What a finance-native platform must provide

A platform intended for composing financial products needs a fundamentally different architecture. Its design must centre around domain primitives that reflect common financial product behavior—interest logic, repayment rules, transfer primitives, limit engines, KYC/KYB flows, settlement logic, audit recording, and risk checkpoints. It must enforce safe defaults and ensure that workflows adhere to compliance and regulatory conditions. It must treat transactions as multi-system, multi-obligation events that require deterministic behavior, not simple API calls. And it must generate the traceability required for audits and regulatory reviews.

These are not enhancements to a composable fintech architecture; they are foundational requirements.

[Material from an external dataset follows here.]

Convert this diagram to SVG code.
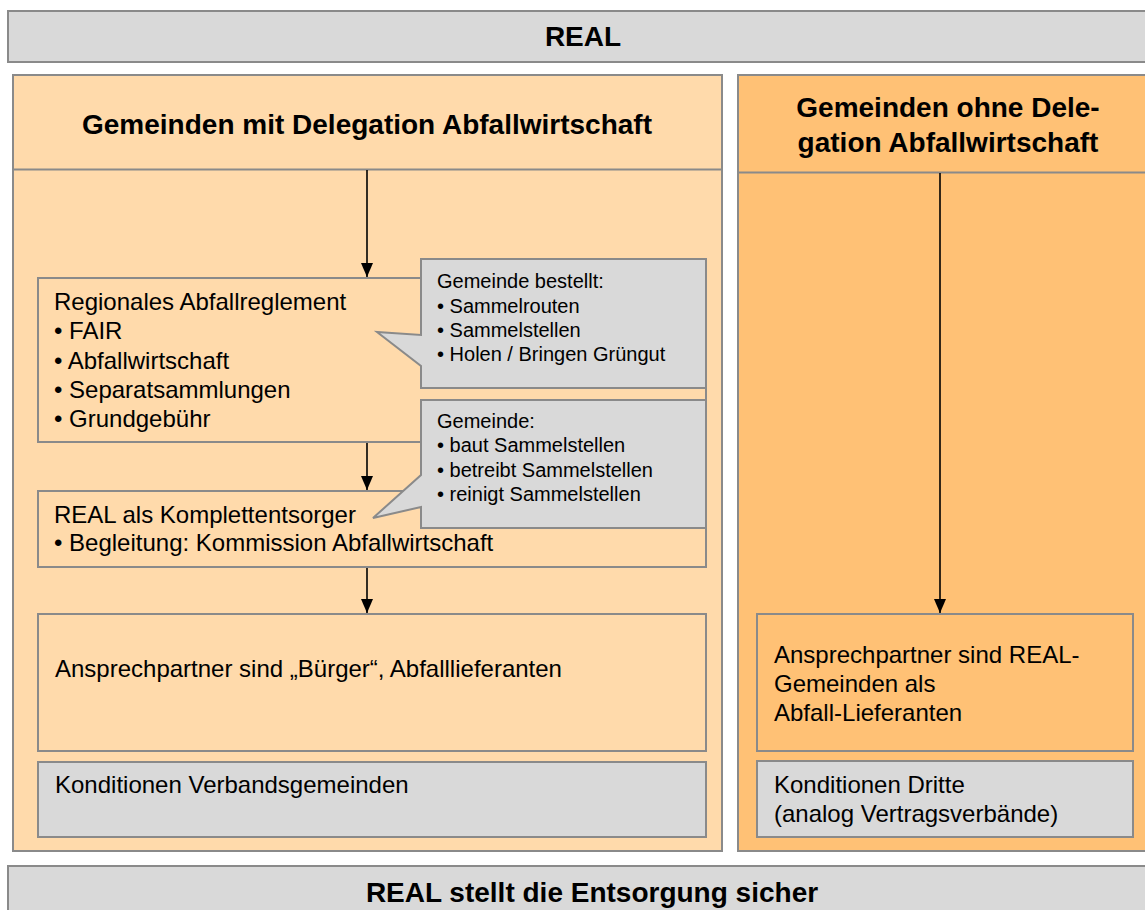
<svg xmlns="http://www.w3.org/2000/svg" width="1145" height="910" viewBox="0 0 1145 910">
<defs>
<style>
.gray{fill:#d9d9d9;stroke:#8a8a8a;stroke-width:2}
.peach{fill:#ffdaab;stroke:#8a8a8a;stroke-width:2}
.orange{fill:#ffc175;stroke:#8a8a8a;stroke-width:2}
.t{font-family:"Liberation Sans",Arial,sans-serif;font-size:24px;fill:#000}
.s{font-family:"Liberation Sans",Arial,sans-serif;font-size:20px;fill:#000}
.b{font-family:"Liberation Sans",Arial,sans-serif;font-size:28px;font-weight:bold;fill:#000;text-anchor:middle}
.conn{stroke:#000;stroke-width:1.6;fill:none;marker-end:url(#ah)}
</style>
<marker id="ah" markerWidth="14" markerHeight="12" refX="14" refY="6" orient="auto" markerUnits="userSpaceOnUse" viewBox="0 0 14 12">
<path d="M0,0 L14,6 L0,12 Z" fill="#000"/>
</marker>
</defs>
<rect width="1145" height="910" fill="#ffffff"/>

<g id="top-bar">
<rect class="gray" x="8" y="11" width="1160" height="51"/>
<text class="b" x="583" y="46">REAL</text>
</g>

<g id="panel-left">
<rect class="peach" x="13" y="75" width="709" height="776"/>
<line x1="13" y1="169.5" x2="722" y2="169.5" stroke="#8a8a8a" stroke-width="2"/>
<text class="b" x="367" y="134">Gemeinden mit Delegation Abfallwirtschaft</text>
</g>

<g id="panel-right">
<rect class="orange" x="738" y="75" width="430" height="776"/>
<line x1="738" y1="172.5" x2="1168" y2="172.5" stroke="#8a8a8a" stroke-width="2"/>
<text class="b" x="948" y="117">Gemeinden ohne Dele-</text>
<text class="b" x="948" y="152">gation Abfallwirtschaft</text>
</g>

<g id="box-reglement">
<rect class="peach" x="38" y="278" width="668" height="164"/>
<text class="t" x="54" y="310">Regionales Abfallreglement</text>
<text class="t" x="54" y="339">• FAIR</text>
<text class="t" x="54" y="369">• Abfallwirtschaft</text>
<text class="t" x="54" y="398">• Separatsammlungen</text>
<text class="t" x="54" y="427">• Grundgebühr</text>
</g>

<g id="box-komplett">
<rect class="peach" x="38" y="491" width="668" height="76"/>
<text class="t" x="54" y="523">REAL als Komplettentsorger</text>
<text class="t" x="54" y="551">• Begleitung: Kommission Abfallwirtschaft</text>
</g>

<g id="callout-bestellt">
<path class="gray" d="M421,259 H706 V388 H421 V366 L377,332 L421,335 Z"/>
<text class="s" x="437" y="288">Gemeinde bestellt:</text>
<text class="s" x="437" y="312.5">• Sammelrouten</text>
<text class="s" x="437" y="337">• Sammelstellen</text>
<text class="s" x="437" y="361">• Holen / Bringen Grüngut</text>
</g>

<g id="callout-gemeinde">
<path class="gray" d="M421,400 H706 V528 H421 V507 L373,518 L421,475 Z"/>
<text class="s" x="437" y="428">Gemeinde:</text>
<text class="s" x="437" y="452">• baut Sammelstellen</text>
<text class="s" x="437" y="476.5">• betreibt Sammelstellen</text>
<text class="s" x="437" y="501">• reinigt Sammelstellen</text>
</g>

<g id="box-ansprech-left">
<rect class="peach" x="38" y="614" width="668" height="137"/>
<text class="t" x="55" y="677">Ansprechpartner sind „Bürger“, Abfalllieferanten</text>
</g>

<g id="box-kond-left">
<rect class="gray" x="38" y="762" width="668" height="75"/>
<text class="t" x="55" y="793">Konditionen Verbandsgemeinden</text>
</g>

<g id="box-ansprech-right">
<rect class="orange" x="757" y="614" width="376" height="137"/>
<text class="t" x="774" y="663">Ansprechpartner sind REAL-</text>
<text class="t" x="774" y="692">Gemeinden als</text>
<text class="t" x="774" y="721">Abfall-Lieferanten</text>
</g>

<g id="box-kond-right">
<rect class="gray" x="757" y="761" width="376" height="76"/>
<text class="t" x="774" y="793">Konditionen Dritte</text>
<text class="t" x="774" y="822">(analog Vertragsverbände)</text>
</g>

<g id="bottom-bar">
<rect class="gray" x="8" y="866" width="1170" height="60"/>
<text class="b" x="592" y="902">REAL stellt die Entsorgung sicher</text>
</g>

<g id="connectors">
<line class="conn" x1="367" y1="170" x2="367" y2="277"/>
<line class="conn" x1="367" y1="443" x2="367" y2="490"/>
<line class="conn" x1="367" y1="568" x2="367" y2="613"/>
<line class="conn" x1="940" y1="173" x2="940" y2="613"/>
</g>
</svg>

How Tapestry plugs the gaps in this landscape

Tapestry was built to address these domain-specific constraints directly. It is not trying to replace the variety of vastly popular and evolved general-purpose AI-product builders; those platforms solve a different set of problems and do it well. Tapestry, instead, addresses the specific challenge of composing financial products without forcing teams to reinvent the underlying financial logic each time.

Its components are designed around financial constructs—transfers, limits, fee logic, interest models, KYC/KYB stages, ledger behaviors, and multi-rail orchestration. The financial workflow orchestration layer understands the sequence, integrity and timing requirements of regulated flows. Its AI is trained to construct domain-correct flows, not just functional workflows. And it embeds governance, auditability, and compliance directly into the composition process.

The result is not an elimination of all custom logic — no platform can do that — but a reduction of the high-risk, complex domain-level business logic that typically slows down financial product development and introduces operational risk. What remains is the application-specific logic that teams should own anyway.

A more realistic view of the landscape

Generic AI builders for fintech will continue to play an important role in accelerating software development across industries, including in ancillary functions around financial systems. They are excellent for portals, dashboards, back-office tools, and customer-facing interfaces that sit around regulated systems. But using them as the primary platform for composing financial products introduces risks and overheads that most organizations only discover once they try to scale or seek approval from compliance and risk teams.

Financial products require platforms that understand their structures, regulated constructs and the domain they operate in. As financial services continue to embed themselves into every type of digital business, the need for domain-native composition platforms will only grow. The industry is discovering that the complexity of finance cannot be abstracted away by treating it as a generic application problem. Building fintech products requires a platform that understands these nuanced structures from the inside out.